Write out each line exactly as given. Leave the pictures out of your copy.
◇ ◇ ◇ ◇ ◇ ◇ ◇
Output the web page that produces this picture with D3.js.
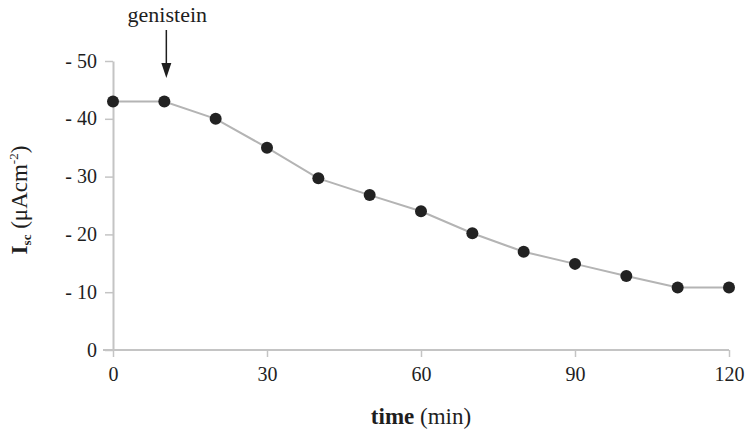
<!DOCTYPE html>
<html>
<head>
<meta charset="utf-8">
<script src="https://cdn.jsdelivr.net/npm/d3@7"></script>
<style>
  html, body { margin: 0; padding: 0; background: #ffffff; }
  svg { display: block; }
</style>
</head>
<body>
<svg id="chart" width="748" height="432"></svg>
<script>
// ---- data ----
const times = [0, 10, 20, 30, 40, 50, 60, 70, 80, 90, 100, 110, 120];
const iscValues = [-43, -43, -40, -35, -29.7, -26.8, -24, -20.2, -17, -14.9, -12.8, -10.8, -10.8];
const xTicks = [0, 30, 60, 90, 120];
const yTicks = [0, -10, -20, -30, -40, -50];
const annotationText = "genistein";
const annotationTime = 10;

// ---- layout ----
const FONT = '"Liberation Serif"';
const TXT = "#1e1e1e";
const svg = d3.select("#chart");
const x = d3.scaleLinear().domain([0, 120]).range([113, 729]);
const y = d3.scaleLinear().domain([0, -50]).range([350, 61]);

const axisColor = "#c4c4c4";

// y axis
const yAxis = svg.append("g")
  .attr("transform", `translate(${x(0)},0)`)
  .call(d3.axisLeft(y).tickValues(yTicks).tickSize(8).tickSizeOuter(0).tickPadding(8)
    .tickFormat(d => d === 0 ? "0" : "- " + Math.abs(d)));
yAxis.attr("font-family", null);
yAxis.select(".domain").attr("stroke", axisColor).attr("stroke-width", 2);
yAxis.selectAll(".tick line").attr("stroke", axisColor).attr("stroke-width", 1.5);
yAxis.selectAll(".tick text")
  .style("font-family", FONT).style("font-size", "20px").style("fill", TXT)
  .attr("dy", "0.3em");

// x axis
const xAxis = svg.append("g")
  .attr("transform", `translate(0,${y(0)})`)
  .call(d3.axisBottom(x).tickValues(xTicks).tickSize(7).tickSizeOuter(0).tickPadding(10)
    .tickFormat(d3.format("d")));
xAxis.attr("font-family", null);
xAxis.select(".domain").attr("stroke", axisColor).attr("stroke-width", 2)
  .attr("d", `M${x(0) - 10},0H${x(120)}`);
xAxis.selectAll(".tick line").attr("stroke", axisColor).attr("stroke-width", 1.5);
xAxis.selectAll(".tick text")
  .style("font-family", FONT).style("font-size", "20px").style("fill", TXT);

// line
const pts = times.map((t, i) => [t, iscValues[i]]);
svg.append("path")
  .datum(pts)
  .attr("fill", "none")
  .attr("stroke", "#b4b4b4")
  .attr("stroke-width", 2)
  .attr("d", d3.line().x(d => x(d[0])).y(d => y(d[1])));

// points
svg.append("g").selectAll("circle")
  .data(pts)
  .join("circle")
  .attr("cx", d => x(d[0]))
  .attr("cy", d => y(d[1]))
  .attr("r", 6)
  .attr("fill", "#222222");

// annotation
const ax = x(annotationTime) + 2;
svg.append("text")
  .attr("x", ax + 1).attr("y", 22)
  .attr("text-anchor", "middle")
  .style("font-family", FONT).style("font-size", "22px").style("fill", TXT)
  .text(annotationText);
svg.append("line")
  .attr("x1", ax).attr("x2", ax)
  .attr("y1", 30).attr("y2", 68)
  .attr("stroke", TXT).attr("stroke-width", 1.5);
svg.append("path")
  .attr("d", `M${ax - 5},63 L${ax + 5},63 L${ax},78 Z`)
  .attr("fill", TXT);

// x axis title
const xt = svg.append("text")
  .attr("x", 421).attr("y", 424)
  .attr("text-anchor", "middle")
  .style("font-family", FONT).style("font-size", "23px").style("fill", TXT);
xt.append("tspan").style("font-weight", "bold").text("time");
xt.append("tspan").text(" (min)");

// y axis title
const yt = svg.append("text")
  .attr("transform", "translate(27,200) rotate(-90)")
  .attr("text-anchor", "middle")
  .style("font-family", FONT).style("font-size", "23px").style("fill", TXT);
yt.append("tspan").style("font-weight", "bold").text("I");
yt.append("tspan").style("font-weight", "bold").style("font-size", "13px").attr("dy", 4).text("sc");
yt.append("tspan").attr("dy", -4).text(" (μAcm");
yt.append("tspan").style("font-size", "13px").attr("dy", -9).text("-2");
yt.append("tspan").attr("dy", 9).text(")");
</script>
</body>
</html>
◇ ◇ ◇ ◇ ◇ ◇ ◇
## ANSWER
Output the web page that produces this picture with D3.js.
<!DOCTYPE html>
<html>
<head>
<meta charset="utf-8">
<script src="https://cdn.jsdelivr.net/npm/d3@7"></script>
<style>
  html, body { margin: 0; padding: 0; background: #ffffff; }
  svg { display: block; }
</style>
</head>
<body>
<svg id="chart" width="748" height="432"></svg>
<script>
// ---- data ----
const times = [0, 10, 20, 30, 40, 50, 60, 70, 80, 90, 100, 110, 120];
const iscValues = [-43, -43, -40, -35, -29.7, -26.8, -24, -20.2, -17, -14.9, -12.8, -10.8, -10.8];
const xTicks = [0, 30, 60, 90, 120];
const yTicks = [0, -10, -20, -30, -40, -50];
const annotationText = "genistein";
const annotationTime = 10;

// ---- layout ----
const FONT = '"Liberation Serif"';
const TXT = "#1e1e1e";
const svg = d3.select("#chart");
const x = d3.scaleLinear().domain([0, 120]).range([113, 729]);
const y = d3.scaleLinear().domain([0, -50]).range([350, 61]);

const axisColor = "#c4c4c4";

// y axis
const yAxis = svg.append("g")
  .attr("transform", `translate(${x(0)},0)`)
  .call(d3.axisLeft(y).tickValues(yTicks).tickSize(8).tickSizeOuter(0).tickPadding(8)
    .tickFormat(d => d === 0 ? "0" : "- " + Math.abs(d)));
yAxis.attr("font-family", null);
yAxis.select(".domain").attr("stroke", axisColor).attr("stroke-width", 2);
yAxis.selectAll(".tick line").attr("stroke", axisColor).attr("stroke-width", 1.5);
yAxis.selectAll(".tick text")
  .style("font-family", FONT).style("font-size", "20px").style("fill", TXT)
  .attr("dy", "0.3em");

// x axis
const xAxis = svg.append("g")
  .attr("transform", `translate(0,${y(0)})`)
  .call(d3.axisBottom(x).tickValues(xTicks).tickSize(7).tickSizeOuter(0).tickPadding(10)
    .tickFormat(d3.format("d")));
xAxis.attr("font-family", null);
xAxis.select(".domain").attr("stroke", axisColor).attr("stroke-width", 2)
  .attr("d", `M${x(0) - 10},0H${x(120)}`);
xAxis.selectAll(".tick line").attr("stroke", axisColor).attr("stroke-width", 1.5);
xAxis.selectAll(".tick text")
  .style("font-family", FONT).style("font-size", "20px").style("fill", TXT);

// line
const pts = times.map((t, i) => [t, iscValues[i]]);
svg.append("path")
  .datum(pts)
  .attr("fill", "none")
  .attr("stroke", "#b4b4b4")
  .attr("stroke-width", 2)
  .attr("d", d3.line().x(d => x(d[0])).y(d => y(d[1])));

// points
svg.append("g").selectAll("circle")
  .data(pts)
  .join("circle")
  .attr("cx", d => x(d[0]))
  .attr("cy", d => y(d[1]))
  .attr("r", 6)
  .attr("fill", "#222222");

// annotation
const ax = x(annotationTime) + 2;
svg.append("text")
  .attr("x", ax + 1).attr("y", 22)
  .attr("text-anchor", "middle")
  .style("font-family", FONT).style("font-size", "22px").style("fill", TXT)
  .text(annotationText);
svg.append("line")
  .attr("x1", ax).attr("x2", ax)
  .attr("y1", 30).attr("y2", 68)
  .attr("stroke", TXT).attr("stroke-width", 1.5);
svg.append("path")
  .attr("d", `M${ax - 5},63 L${ax + 5},63 L${ax},78 Z`)
  .attr("fill", TXT);

// x axis title
const xt = svg.append("text")
  .attr("x", 421).attr("y", 424)
  .attr("text-anchor", "middle")
  .style("font-family", FONT).style("font-size", "23px").style("fill", TXT);
xt.append("tspan").style("font-weight", "bold").text("time");
xt.append("tspan").text(" (min)");

// y axis title
const yt = svg.append("text")
  .attr("transform", "translate(27,200) rotate(-90)")
  .attr("text-anchor", "middle")
  .style("font-family", FONT).style("font-size", "23px").style("fill", TXT);
yt.append("tspan").style("font-weight", "bold").text("I");
yt.append("tspan").style("font-weight", "bold").style("font-size", "13px").attr("dy", 4).text("sc");
yt.append("tspan").attr("dy", -4).text(" (μAcm");
yt.append("tspan").style("font-size", "13px").attr("dy", -9).text("-2");
yt.append("tspan").attr("dy", 9).text(")");
</script>
</body>
</html>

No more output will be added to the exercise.